Soucieux de respecter la tranquillité des habitants du domaine marin et de ne pas dénaturer leur identité musicale, Mastodon a soigneusement sélectionné les morceaux qui allaient faire écho dans cette salle principale de l’aquarium et qui allaient être transposés en version acoustique. Ou presque… Si la batterie arbore un kit plus modeste et que deux guitares sur trois sont électro-acoustiques, le groupe n’a pas complètement évincé la distorsion de leur formation : tour à tour, Brent Hinds et Bill Kelliher assurent la composante granuleuse avec la dextérité qu’on leur connaît. Cet arrangement d’ensemble a même le mérite de rendre plus clairs certains passages particulièrement chargés qu’on peinait à décortiquer sur les albums.
Les premières notes tendues et équilibristes de « Naked Burn » ainsi que les arpèges lancinants de « Asleep In The Deep » nous emmènent sans efforts dans un mélange à la fois sombre et inquiétant qu’affectionnent particulièrement les musiciens de Géorgie. Celui ou celle qui s’attendait à un spectacle grandiloquent bénéficiant d’un environnement aquatique instrumentalisé sera bien déçu. Au contraire, Mastodon a judicieusement opté pour une ambiance intime, tour à tour oppressante puis tranquille, nerveuse puis sereine. Les musiciens semblent posés là, avec humilité.
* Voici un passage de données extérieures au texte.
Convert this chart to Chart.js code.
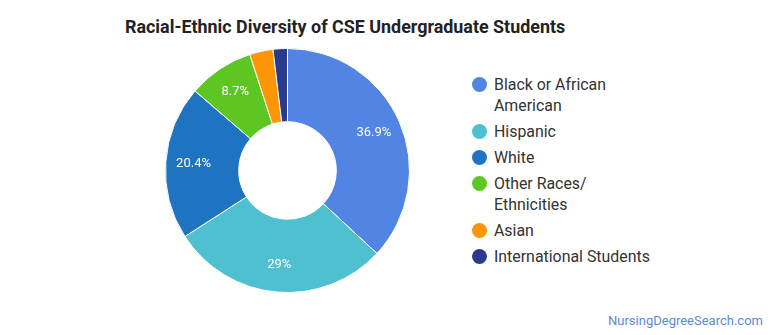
<!DOCTYPE html>
<html>
<head>
<meta charset="utf-8">
<script src="https://cdn.jsdelivr.net/npm/chart.js@4/dist/chart.umd.min.js"></script>
<style>
  html, body { margin: 0; padding: 0; background: #fff; }
  body { width: 770px; height: 335px; position: relative; overflow: hidden; font-family: Roboto, "Open Sans", sans-serif; }
  .title { position: absolute; left: 125px; top: 16px; font-size: 17.9px; font-weight: bold; color: #222; }
  .chart-box { position: absolute; left: 165px; top: 48px; width: 245px; height: 245px; }
  .legend { position: absolute; left: 472px; top: 74px; list-style: none; margin: 0; padding: 0; }
  .legend li { position: relative; padding-left: 22px; margin-bottom: 5px; font-size: 15.9px; line-height: 21px; color: #333; width: 190px; }
  .legend .dot { position: absolute; left: 0; top: 3px; width: 15px; height: 15px; border-radius: 50%; }
  .source { position: absolute; right: 7px; top: 313px; font-size: 13px; color: #5b8bd8; }
</style>
</head>
<body>
<div class="title">Racial-Ethnic Diversity of CSE Undergraduate Students</div>
<div class="chart-box"><canvas id="diversityChart"></canvas></div>
<ul class="legend" id="legend"></ul>
<div class="source">NursingDegreeSearch.com</div>

<script>
const groups = ["Black or African American", "Hispanic", "White", "Other Races/ Ethnicities", "Asian", "International Students"];
const legendLines = [["Black or African", "American"], ["Hispanic"], ["White"], ["Other Races/", "Ethnicities"], ["Asian"], ["International Students"]];
const shares = [36.9, 29, 20.4, 8.7, 3.1, 1.9];
const sliceColors = ["#5285e3", "#4fc0cf", "#1f74c1", "#5ec623", "#fd9504", "#2a3a8f"];

// only label slices that have room for the text
const MIN_LABEL_SHARE = 5;

const sliceLabels = {
  id: "sliceLabels",
  afterDatasetsDraw(chart) {
    const { ctx } = chart;
    const meta = chart.getDatasetMeta(0);
    ctx.save();
    ctx.font = "13px Roboto, sans-serif";
    ctx.fillStyle = "#fff";
    ctx.textAlign = "center";
    ctx.textBaseline = "middle";
    meta.data.forEach((arc, i) => {
      const value = chart.data.datasets[0].data[i];
      if (value < MIN_LABEL_SHARE) return;
      const { x, y, startAngle, endAngle, innerRadius, outerRadius } = arc.getProps(["x", "y", "startAngle", "endAngle", "innerRadius", "outerRadius"], true);
      const mid = (startAngle + endAngle) / 2;
      // sit a little outside the middle of the ring
      const r = innerRadius + (outerRadius - innerRadius) * 0.62;
      ctx.fillText(`${value}%`, x + Math.cos(mid) * r, y + Math.sin(mid) * r);
    });
    ctx.restore();
  }
};

new Chart(document.getElementById("diversityChart"), {
  type: "doughnut",
  data: {
    labels: groups,
    datasets: [{
      data: shares,
      backgroundColor: sliceColors,
      borderColor: "#fff",
      borderWidth: 1
    }]
  },
  options: {
    responsive: true,
    maintainAspectRatio: false,
    animation: false,
    cutout: "40%",
    layout: { padding: 0 },
    plugins: { legend: { display: false }, tooltip: { enabled: false } }
  },
  plugins: [sliceLabels]
});

const legendEl = document.getElementById("legend");
legendLines.forEach((lines, i) => {
  const li = document.createElement("li");
  const dot = document.createElement("span");
  dot.className = "dot";
  dot.style.background = sliceColors[i];
  li.appendChild(dot);
  li.appendChild(document.createTextNode(lines[0]));
  for (let j = 1; j < lines.length; j++) {
    li.appendChild(document.createElement("br"));
    li.appendChild(document.createTextNode(lines[j]));
  }
  legendEl.appendChild(li);
});
</script>
</body>
</html>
Les innombrables reflets constants et les bancs de poissons qui sillonnent l’arrière-plan forment une image assez surréaliste, parfois presque grotesque tant on peine à assembler les deux réalités lorsque des incrustations de requins ou de pieuvres viennent parader.
Mais l’œil s’accommode au bout de quelques minutes et l’attention se porte pleinement sur la matière musicale revisitée pour l’occasion : « The Czar ». Les avant-propos de Troy Sanders résonnent avec une évidence difficile à discuter : les compositions de Crack The Sky sont les plus brillantes de toute la discographie de Mastodon, et la qualité de la version acoustique qui nous est offerte ici ne fait pas exception. On redécouvre à l’occasion les phrasés torturés de Brent Hinds et de Bill Kelliher via une harmonie savamment construite entre les deux guitares électriques et acoustiques qui ne perdent pas leur impact sur les riffs plus lourds du morceau. Le trio vocal est à l’image des derniers albums : très équilibré avec des timbres de voix propres à chacun. On peut cependant repérer à plusieurs endroits une inadéquation entre la voix mixée et le mouvement des lèvres des chanteurs à l’écran. Un vulgaire décalage de l’audio et de la vidéo, ou un enregistrement plus propre de certaines voix post-concert ? La dernière hypothèse pourrait d’autant plus se comprendre vu la technicité des compositions instrumentales de Mastodon. Après tout, inutile de guetter les raccords et les rajouts, ils sont monnaie courante dans ces situations et ne nuisent pas à l’expérience du public, bien au contraire.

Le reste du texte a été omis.